■ Problem ■
Of all the lines in the material below, how many include the string "chart"? Give the number only.

■ Data lines ■
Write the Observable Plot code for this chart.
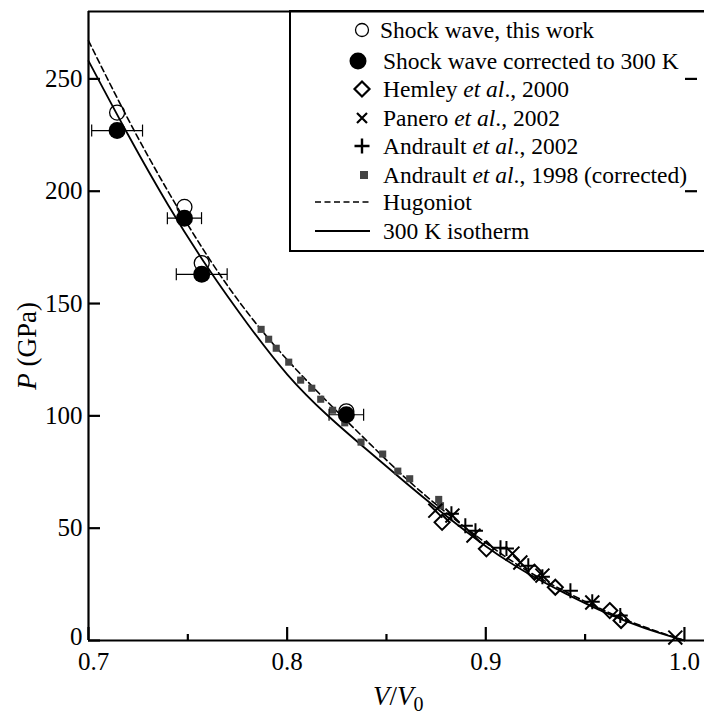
<!DOCTYPE html>
<html><head><meta charset="utf-8">
<script src="https://cdn.jsdelivr.net/npm/d3@7"></script>
<script src="https://cdn.jsdelivr.net/npm/@observablehq/plot@0.6"></script>
<style>html,body{margin:0;padding:0;background:#fff;} #chart{position:relative;width:704px;height:717px;overflow:hidden} #chart text{font-family:"Liberation Serif","Times New Roman","DejaVu Serif",serif;}</style>
</head><body><div id="chart"></div>
<script>
// ---- data ----
const curveV     = [0.70, 0.72, 0.74, 0.76, 0.78, 0.80, 0.82, 0.84, 0.86, 0.88, 0.90, 0.92, 0.94, 0.96, 0.98, 1.00];
const isothermP  = [258, 225, 194, 166, 141, 118.5, 100.5, 85, 70, 55.5, 42, 30.5, 21, 12.5, 5.5, 0];
const hugoniotP  = [267, 232, 200, 171, 146, 125, 106.5, 89, 72, 57, 43.5, 31.5, 21.8, 13.2, 6, 0];

const shockV     = [0.7144, 0.7483, 0.7570, 0.8298];
const shockP     = [235, 193, 168, 102];
const shock300P  = [227, 188, 163, 100.5];
const shockErr   = [0.0128, 0.0086, 0.0128, 0.0087];

const hemleyV    = [0.8780, 0.9003, 0.9245, 0.9350, 0.9624, 0.9681];
const hemleyP    = [52.6, 40.8, 30.4, 23.7, 13.3, 8.9];

const paneroV    = [0.8746, 0.8832, 0.8938, 0.9134, 0.9174, 0.9285, 0.9536, 0.9954];
const paneroP    = [57.8, 55.6, 46.7, 38.7, 34.7, 28.9, 16.9, 1.3];

const andrault02V = [0.8827, 0.8897, 0.8948, 0.9074, 0.9104, 0.9214, 0.9285, 0.9426, 0.9536, 0.9677];
const andrault02P = [56.4, 51.1, 48.9, 41.3, 40.9, 33.3, 28.4, 22.2, 17.3, 11.1];

const andrault98V = [0.7869, 0.7907, 0.7945, 0.8008, 0.8068, 0.8124, 0.8169, 0.8229, 0.8290, 0.8372, 0.8481, 0.8557, 0.8617, 0.8763, 0.8772];
const andrault98P = [138.5, 134.1, 130.1, 123.9, 115.9, 112.3, 107.4, 102.5, 96.9, 88.3, 83.0, 75.4, 72.0, 62.8, 60.0];

const xMajorTicks = [0.7, 0.8, 0.9, 1.0];
const xMinorTicks = [0.75, 0.85, 0.95];
const yTicks      = [0, 50, 100, 150, 200, 250];
const yRightTicks = [200, 250];
const xDomain = [0.7, 1.0101];
const yDomain = [0, 280];

const legendLabels = [
  [["Shock wave, this work", false]],
  [["Shock wave corrected to 300 K", false]],
  [["Hemley ", false], ["et al", true], ["., 2000", false]],
  [["Panero ", false], ["et al", true], ["., 2002", false]],
  [["Andrault ", false], ["et al", true], ["., 2002", false]],
  [["Andrault ", false], ["et al", true], ["., 1998 (corrected)", false]],
  [["Hugoniot", false]],
  [["300 K isotherm", false]]
];
const legendKinds = ["open", "filled", "diamond", "times", "plus", "square", "dashed", "solid"];

// ---- build tables ----
const zip = (xs, ys) => xs.map((v, i) => ({v, P: ys[i]}));
const iso = zip(curveV, isothermP);
const hug = zip(curveV, hugoniotP);
const shock = shockV.map((v, i) => ({v, P: shockP[i], P300: shock300P[i], err: shockErr[i]}));
const caps = shock.flatMap(d => [{v: d.v - d.err, P: d.P300}, {v: d.v + d.err, P: d.P300}]);

const vbar = {draw(ctx, size) { const h = Math.sqrt(size / Math.PI); ctx.moveTo(0, -h); ctx.lineTo(0, h); }};

const W = 704, H = 717, ML = 88, MR = 0, MT = 11, MB = 77;
const plotW = W - ML - MR, plotH = H - MT - MB;
const FONT = "'Liberation Serif', 'Times New Roman', 'DejaVu Serif', serif";

const chart = Plot.plot({
  width: W, height: H,
  marginLeft: ML, marginRight: MR, marginTop: MT, marginBottom: MB,
  style: {fontFamily: FONT, fontSize: "24px", color: "black", background: "white"},
  x: {domain: xDomain},
  y: {domain: yDomain},
  marks: [
    Plot.axisX({ticks: xMajorTicks.slice(1), tickSize: 0, tickPadding: 12, tickFormat: d3.format(".1f"), fontSize: 25, label: null}),
    Plot.axisX({ticks: xMajorTicks.slice(0, 1), tickSize: 0, tickPadding: 12, dx: 5, tickFormat: d3.format(".1f"), fontSize: 25, label: null}),
    Plot.axisY({ticks: yTicks.slice(1), tickSize: 0, tickPadding: 6, fontSize: 25, label: null}),
    Plot.axisY({ticks: yTicks.slice(0, 1), tickSize: 0, tickPadding: 6, dy: -4, fontSize: 25, label: null}),
    Plot.tickY(yTicks, {y: d => d, insetRight: plotW - 12, strokeWidth: 2.2}),
    Plot.tickY(yRightTicks, {y: d => d, insetLeft: plotW - 19, insetRight: 7, strokeWidth: 2.2}),
    Plot.tickX(xMajorTicks, {x: d => d, insetTop: plotH - 13, strokeWidth: 2.2}),
    Plot.tickX(xMinorTicks, {x: d => d, insetTop: plotH - 6, strokeWidth: 2.2}),
    Plot.line(hug, {x: "v", y: "P", curve: "natural", stroke: "black", strokeWidth: 1.6, strokeDasharray: "6,3.5"}),
    Plot.line(iso, {x: "v", y: "P", curve: "natural", stroke: "black", strokeWidth: 1.8}),
    Plot.dot(zip(andrault98V, andrault98P), {x: "v", y: "P", symbol: "square", r: 4, fill: "#444", stroke: "none"}),
    Plot.dot(zip(hemleyV, hemleyP), {x: "v", y: "P", symbol: "diamond2", r: 6.8, stroke: "black", strokeWidth: 2, fill: "none"}),
    Plot.dot(zip(paneroV, paneroP), {x: "v", y: "P", symbol: "times", r: 6.4, stroke: "black", strokeWidth: 2}),
    Plot.dot(zip(andrault02V, andrault02P), {x: "v", y: "P", symbol: "plus", r: 4.9, stroke: "black", strokeWidth: 2}),
    Plot.link(shock, {x1: d => d.v - d.err, x2: d => d.v + d.err, y1: "P300", y2: "P300", stroke: "black", strokeWidth: 1.2}),
    Plot.dot(caps, {x: "v", y: "P", symbol: vbar, r: 6, stroke: "black", strokeWidth: 1.2}),
    Plot.dot(shock, {x: "v", y: "P", r: 7.5, stroke: "black", strokeWidth: 1.3, fill: "none"}),
    Plot.dot(shock, {x: "v", y: "P300", r: 8.5, fill: "black", stroke: "none"}),
    Plot.ruleX([xDomain[0]], {strokeWidth: 2.2}),
    Plot.ruleY([yDomain[0]], {strokeWidth: 2.2}),
    Plot.ruleY([yDomain[1]], {strokeWidth: 2.2})
  ]
});
document.getElementById("chart").appendChild(chart);

// ---- legend and axis titles ----
const svg = d3.select(chart);
const lg = svg.append("g");
lg.append("rect").attr("x", 290).attr("y", 11).attr("width", 430).attr("height", 240)
  .attr("fill", "none").attr("stroke", "black").attr("stroke-width", 2);
const rowY = [30, 61, 89, 118, 146, 175, 202, 231];
const textX = [380, 383, 383, 383, 383, 383, 383, 383];
legendKinds.forEach((k, i) => {
  const y = rowY[i];
  const g = lg.append("g");
  if (k === "open") g.append("circle").attr("cx", 362).attr("cy", y).attr("r", 6.5).attr("fill", "none").attr("stroke", "black").attr("stroke-width", 1.3);
  if (k === "filled") g.append("circle").attr("cx", 358).attr("cy", y).attr("r", 8.5).attr("fill", "black");
  if (k === "diamond") g.append("path").attr("d", `M362,${y-7.5}L369.5,${y}L362,${y+7.5}L354.5,${y}Z`).attr("fill", "none").attr("stroke", "black").attr("stroke-width", 2.2);
  if (k === "times") g.append("path").attr("d", `M357,${y-5}L367,${y+5}M357,${y+5}L367,${y-5}`).attr("stroke", "black").attr("stroke-width", 2.2);
  if (k === "plus") g.append("path").attr("d", `M354.5,${y}H369.5M362,${y-7.5}V${y+7.5}`).attr("stroke", "black").attr("stroke-width", 2.4);
  if (k === "square") g.append("rect").attr("x", 360).attr("y", y-4).attr("width", 8).attr("height", 8).attr("fill", "#444");
  if (k === "dashed") g.append("line").attr("x1", 315).attr("x2", 370).attr("y1", y).attr("y2", y).attr("stroke", "black").attr("stroke-width", 1.6).attr("stroke-dasharray", "6,3.5");
  if (k === "solid") g.append("line").attr("x1", 315).attr("x2", 370).attr("y1", y).attr("y2", y).attr("stroke", "black").attr("stroke-width", 1.8);
  const t = g.append("text").attr("x", textX[i]).attr("y", y + 8).attr("font-family", FONT).attr("font-size", 23.5).attr("text-anchor", "start").attr("fill", "black");
  legendLabels[i].forEach(([s, it]) => t.append("tspan").attr("font-style", it ? "italic" : "normal").text(s));
});

const xt = svg.append("text").attr("x", 373).attr("y", 705).attr("font-family", FONT).attr("font-size", 27).attr("text-anchor", "start").attr("fill", "black");
xt.append("tspan").attr("font-style", "italic").text("V");
xt.append("tspan").text("/");
xt.append("tspan").attr("font-style", "italic").text("V");
xt.append("tspan").attr("font-size", 20).attr("dy", 6).text("0");

const yt = svg.append("text").attr("transform", "translate(36,346) rotate(-90)").attr("font-family", FONT).attr("font-size", 27).attr("text-anchor", "middle").attr("fill", "black");
yt.append("tspan").attr("font-style", "italic").text("P");
yt.append("tspan").text(" (GPa)");
</script>
</body></html>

■ Result of this task ■
6